● **Problem**
Locate all lines in the data below that hold "standalone" and show them.

● **Provided entries**

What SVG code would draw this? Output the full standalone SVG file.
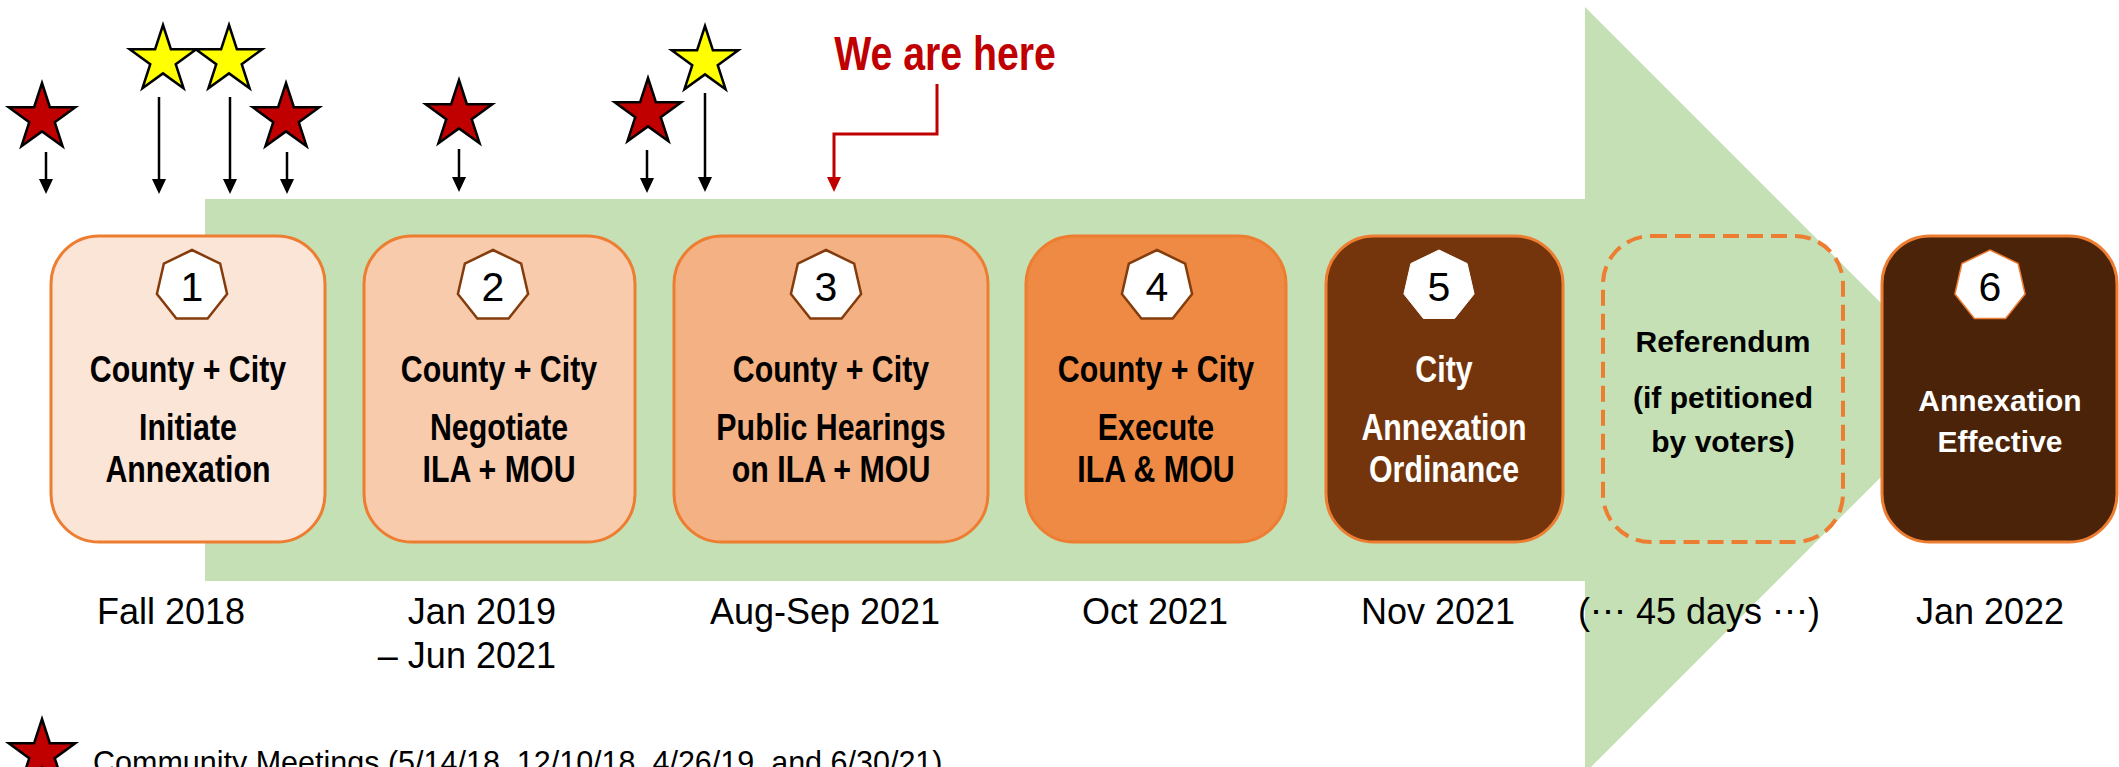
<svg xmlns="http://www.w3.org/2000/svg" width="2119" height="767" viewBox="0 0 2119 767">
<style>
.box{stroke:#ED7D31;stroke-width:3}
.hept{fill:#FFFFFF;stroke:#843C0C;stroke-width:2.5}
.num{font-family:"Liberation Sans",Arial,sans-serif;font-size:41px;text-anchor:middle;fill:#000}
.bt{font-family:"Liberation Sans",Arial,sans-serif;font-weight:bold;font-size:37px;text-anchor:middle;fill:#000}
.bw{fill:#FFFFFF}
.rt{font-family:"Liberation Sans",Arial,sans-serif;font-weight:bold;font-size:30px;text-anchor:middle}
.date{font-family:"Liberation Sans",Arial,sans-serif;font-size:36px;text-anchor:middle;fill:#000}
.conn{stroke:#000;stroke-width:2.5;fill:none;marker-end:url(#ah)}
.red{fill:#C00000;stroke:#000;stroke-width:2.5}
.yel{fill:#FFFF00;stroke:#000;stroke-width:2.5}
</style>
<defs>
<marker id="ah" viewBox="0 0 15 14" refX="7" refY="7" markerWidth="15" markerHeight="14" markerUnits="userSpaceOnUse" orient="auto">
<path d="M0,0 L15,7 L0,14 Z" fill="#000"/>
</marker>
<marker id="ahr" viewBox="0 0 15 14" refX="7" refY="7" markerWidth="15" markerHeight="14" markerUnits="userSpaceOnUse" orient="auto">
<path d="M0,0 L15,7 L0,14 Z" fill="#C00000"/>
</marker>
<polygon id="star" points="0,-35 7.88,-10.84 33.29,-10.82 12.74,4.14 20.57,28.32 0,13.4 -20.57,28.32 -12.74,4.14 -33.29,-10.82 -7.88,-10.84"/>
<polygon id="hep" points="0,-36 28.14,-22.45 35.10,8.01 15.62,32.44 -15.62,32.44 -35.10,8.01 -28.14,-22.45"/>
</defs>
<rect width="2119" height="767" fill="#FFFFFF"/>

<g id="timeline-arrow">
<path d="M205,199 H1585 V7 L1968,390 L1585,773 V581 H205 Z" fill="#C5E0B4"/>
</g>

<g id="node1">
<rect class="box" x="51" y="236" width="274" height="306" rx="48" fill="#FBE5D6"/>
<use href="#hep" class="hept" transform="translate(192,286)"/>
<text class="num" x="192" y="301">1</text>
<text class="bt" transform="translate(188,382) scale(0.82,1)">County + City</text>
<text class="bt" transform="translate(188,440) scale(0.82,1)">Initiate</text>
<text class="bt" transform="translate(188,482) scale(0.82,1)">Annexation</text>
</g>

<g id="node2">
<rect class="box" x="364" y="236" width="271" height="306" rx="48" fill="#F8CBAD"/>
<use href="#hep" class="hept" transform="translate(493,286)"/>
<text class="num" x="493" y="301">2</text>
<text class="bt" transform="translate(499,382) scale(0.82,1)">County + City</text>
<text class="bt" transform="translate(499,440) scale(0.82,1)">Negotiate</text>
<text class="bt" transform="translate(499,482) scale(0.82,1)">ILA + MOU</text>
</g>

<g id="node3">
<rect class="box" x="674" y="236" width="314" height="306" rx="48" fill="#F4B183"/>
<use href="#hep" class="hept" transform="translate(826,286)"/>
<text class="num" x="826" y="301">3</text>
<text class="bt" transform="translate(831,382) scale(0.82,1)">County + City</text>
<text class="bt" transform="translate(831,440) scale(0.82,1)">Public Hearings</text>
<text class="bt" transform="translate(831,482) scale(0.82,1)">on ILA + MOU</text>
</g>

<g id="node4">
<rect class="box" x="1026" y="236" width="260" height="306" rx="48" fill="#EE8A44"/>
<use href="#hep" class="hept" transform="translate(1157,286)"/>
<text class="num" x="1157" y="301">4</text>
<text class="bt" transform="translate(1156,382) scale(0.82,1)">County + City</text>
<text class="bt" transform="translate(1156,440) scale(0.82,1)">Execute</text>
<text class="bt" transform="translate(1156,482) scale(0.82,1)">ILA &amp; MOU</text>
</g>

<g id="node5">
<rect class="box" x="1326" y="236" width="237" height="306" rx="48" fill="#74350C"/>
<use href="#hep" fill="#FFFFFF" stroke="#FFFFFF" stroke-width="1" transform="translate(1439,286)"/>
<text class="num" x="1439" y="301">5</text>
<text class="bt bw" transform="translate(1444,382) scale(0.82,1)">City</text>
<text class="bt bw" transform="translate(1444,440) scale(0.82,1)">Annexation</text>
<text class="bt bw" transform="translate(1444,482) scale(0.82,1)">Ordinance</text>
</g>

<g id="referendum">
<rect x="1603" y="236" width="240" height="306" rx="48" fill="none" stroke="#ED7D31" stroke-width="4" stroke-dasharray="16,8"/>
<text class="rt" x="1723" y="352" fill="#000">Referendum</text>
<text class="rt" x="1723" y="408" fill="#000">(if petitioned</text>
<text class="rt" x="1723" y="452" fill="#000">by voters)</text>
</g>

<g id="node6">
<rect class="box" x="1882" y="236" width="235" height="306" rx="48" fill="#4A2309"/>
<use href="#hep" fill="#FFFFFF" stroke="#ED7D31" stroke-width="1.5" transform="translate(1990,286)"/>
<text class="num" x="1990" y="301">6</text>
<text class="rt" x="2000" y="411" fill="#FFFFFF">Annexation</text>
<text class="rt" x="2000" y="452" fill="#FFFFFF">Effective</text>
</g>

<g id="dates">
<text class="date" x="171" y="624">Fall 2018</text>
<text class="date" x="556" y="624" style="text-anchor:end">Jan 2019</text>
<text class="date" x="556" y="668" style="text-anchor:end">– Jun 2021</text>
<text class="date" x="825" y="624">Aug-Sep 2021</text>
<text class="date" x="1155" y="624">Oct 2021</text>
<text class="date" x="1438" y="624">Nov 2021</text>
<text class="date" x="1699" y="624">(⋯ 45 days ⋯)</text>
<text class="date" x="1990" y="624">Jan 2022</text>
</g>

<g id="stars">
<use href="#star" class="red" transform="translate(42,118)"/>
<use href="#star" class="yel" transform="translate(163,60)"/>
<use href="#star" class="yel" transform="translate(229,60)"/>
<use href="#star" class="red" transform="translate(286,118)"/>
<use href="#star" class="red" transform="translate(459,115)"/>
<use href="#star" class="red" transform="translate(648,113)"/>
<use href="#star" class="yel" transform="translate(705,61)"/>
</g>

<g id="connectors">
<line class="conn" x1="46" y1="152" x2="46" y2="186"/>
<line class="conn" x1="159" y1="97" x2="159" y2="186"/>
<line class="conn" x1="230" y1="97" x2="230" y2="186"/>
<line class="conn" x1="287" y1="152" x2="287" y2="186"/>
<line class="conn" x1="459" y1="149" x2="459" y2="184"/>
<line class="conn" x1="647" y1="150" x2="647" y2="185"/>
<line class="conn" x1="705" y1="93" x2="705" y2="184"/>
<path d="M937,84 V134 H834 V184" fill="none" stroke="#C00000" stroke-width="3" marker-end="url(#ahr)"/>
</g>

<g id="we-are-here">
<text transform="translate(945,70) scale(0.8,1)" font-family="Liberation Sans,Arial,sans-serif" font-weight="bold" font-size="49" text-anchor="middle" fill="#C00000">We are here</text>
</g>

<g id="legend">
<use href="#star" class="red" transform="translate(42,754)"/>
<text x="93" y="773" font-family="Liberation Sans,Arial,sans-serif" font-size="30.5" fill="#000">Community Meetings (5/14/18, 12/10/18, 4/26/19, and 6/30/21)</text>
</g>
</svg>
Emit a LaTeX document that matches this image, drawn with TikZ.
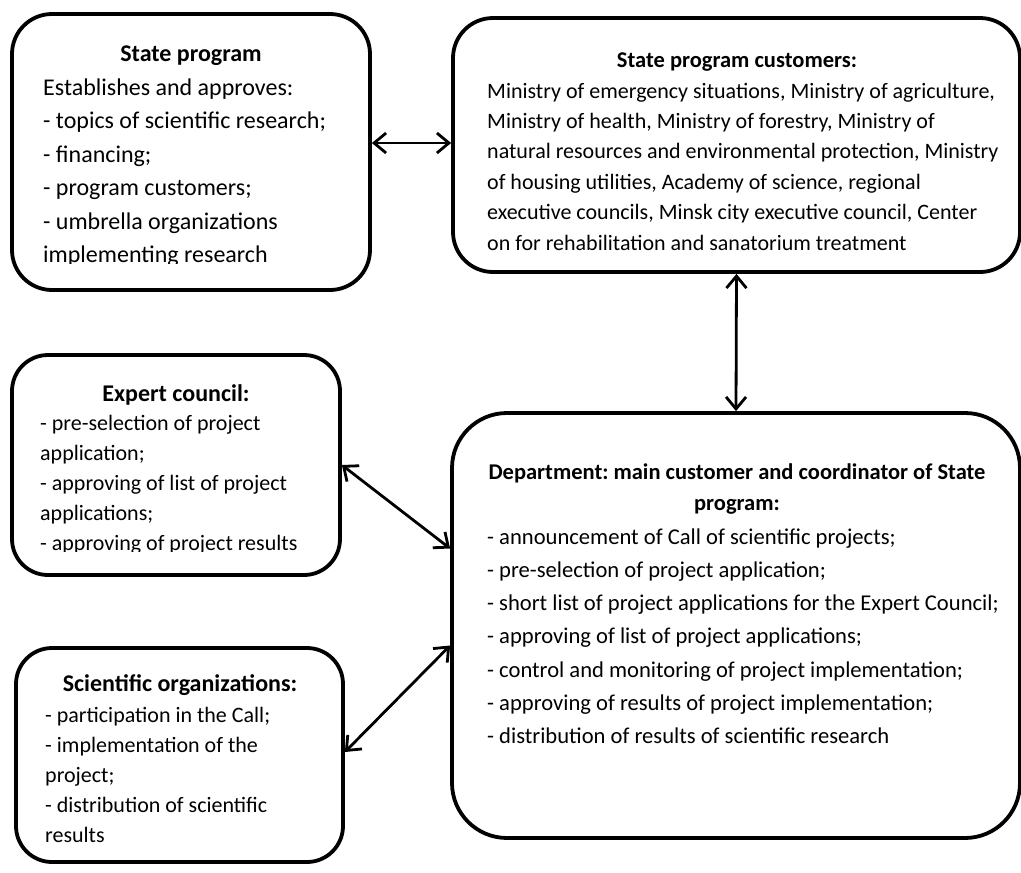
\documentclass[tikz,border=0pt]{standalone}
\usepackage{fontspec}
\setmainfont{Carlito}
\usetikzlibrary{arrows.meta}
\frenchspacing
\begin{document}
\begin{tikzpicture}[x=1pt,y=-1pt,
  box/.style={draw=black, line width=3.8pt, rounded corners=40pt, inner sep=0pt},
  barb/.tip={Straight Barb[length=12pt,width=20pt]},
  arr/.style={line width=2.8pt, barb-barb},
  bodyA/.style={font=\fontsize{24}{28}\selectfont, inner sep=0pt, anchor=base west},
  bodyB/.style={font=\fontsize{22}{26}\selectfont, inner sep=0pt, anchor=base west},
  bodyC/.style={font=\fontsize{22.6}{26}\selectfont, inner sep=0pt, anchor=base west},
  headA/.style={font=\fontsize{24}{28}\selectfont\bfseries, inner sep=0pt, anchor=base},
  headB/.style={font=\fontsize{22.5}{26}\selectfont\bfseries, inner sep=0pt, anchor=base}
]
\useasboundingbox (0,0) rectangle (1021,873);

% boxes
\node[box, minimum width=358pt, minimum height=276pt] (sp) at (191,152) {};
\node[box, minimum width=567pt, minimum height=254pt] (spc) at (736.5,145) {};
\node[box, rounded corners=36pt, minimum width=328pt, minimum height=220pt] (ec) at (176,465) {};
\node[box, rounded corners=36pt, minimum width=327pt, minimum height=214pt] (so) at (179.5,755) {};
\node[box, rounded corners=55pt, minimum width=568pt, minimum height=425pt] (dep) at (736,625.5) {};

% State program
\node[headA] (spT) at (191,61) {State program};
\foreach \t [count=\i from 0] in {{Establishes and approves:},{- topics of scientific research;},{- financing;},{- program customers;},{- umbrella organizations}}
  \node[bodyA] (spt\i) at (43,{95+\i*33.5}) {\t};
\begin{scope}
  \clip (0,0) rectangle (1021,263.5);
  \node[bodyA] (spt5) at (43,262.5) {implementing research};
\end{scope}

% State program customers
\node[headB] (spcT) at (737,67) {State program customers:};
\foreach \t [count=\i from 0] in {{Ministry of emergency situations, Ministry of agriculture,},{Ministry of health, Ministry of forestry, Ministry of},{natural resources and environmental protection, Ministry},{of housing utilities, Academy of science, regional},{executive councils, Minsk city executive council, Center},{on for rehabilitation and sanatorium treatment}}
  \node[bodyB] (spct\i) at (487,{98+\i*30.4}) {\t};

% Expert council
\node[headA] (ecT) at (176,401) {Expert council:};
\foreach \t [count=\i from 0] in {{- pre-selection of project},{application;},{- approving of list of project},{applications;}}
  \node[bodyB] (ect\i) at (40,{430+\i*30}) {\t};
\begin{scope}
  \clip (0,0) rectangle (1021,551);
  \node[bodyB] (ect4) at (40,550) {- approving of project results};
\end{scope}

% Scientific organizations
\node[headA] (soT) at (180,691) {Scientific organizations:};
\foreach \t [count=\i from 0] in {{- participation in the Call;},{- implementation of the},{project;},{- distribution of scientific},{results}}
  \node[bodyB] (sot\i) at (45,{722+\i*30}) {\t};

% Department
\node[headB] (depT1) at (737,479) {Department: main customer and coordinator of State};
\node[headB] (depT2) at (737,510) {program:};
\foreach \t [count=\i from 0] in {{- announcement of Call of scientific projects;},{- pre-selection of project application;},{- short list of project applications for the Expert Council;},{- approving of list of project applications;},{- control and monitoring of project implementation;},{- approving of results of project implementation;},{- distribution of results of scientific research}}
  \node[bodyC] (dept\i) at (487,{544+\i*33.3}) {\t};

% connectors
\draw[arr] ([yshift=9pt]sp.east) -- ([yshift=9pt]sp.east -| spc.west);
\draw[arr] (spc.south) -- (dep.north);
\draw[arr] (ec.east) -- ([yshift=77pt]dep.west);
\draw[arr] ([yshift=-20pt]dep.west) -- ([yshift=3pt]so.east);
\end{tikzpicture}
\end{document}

● **Result of the task**
What SVG code would draw this? Output the full standalone SVG file.
\documentclass[tikz,border=0pt]{standalone}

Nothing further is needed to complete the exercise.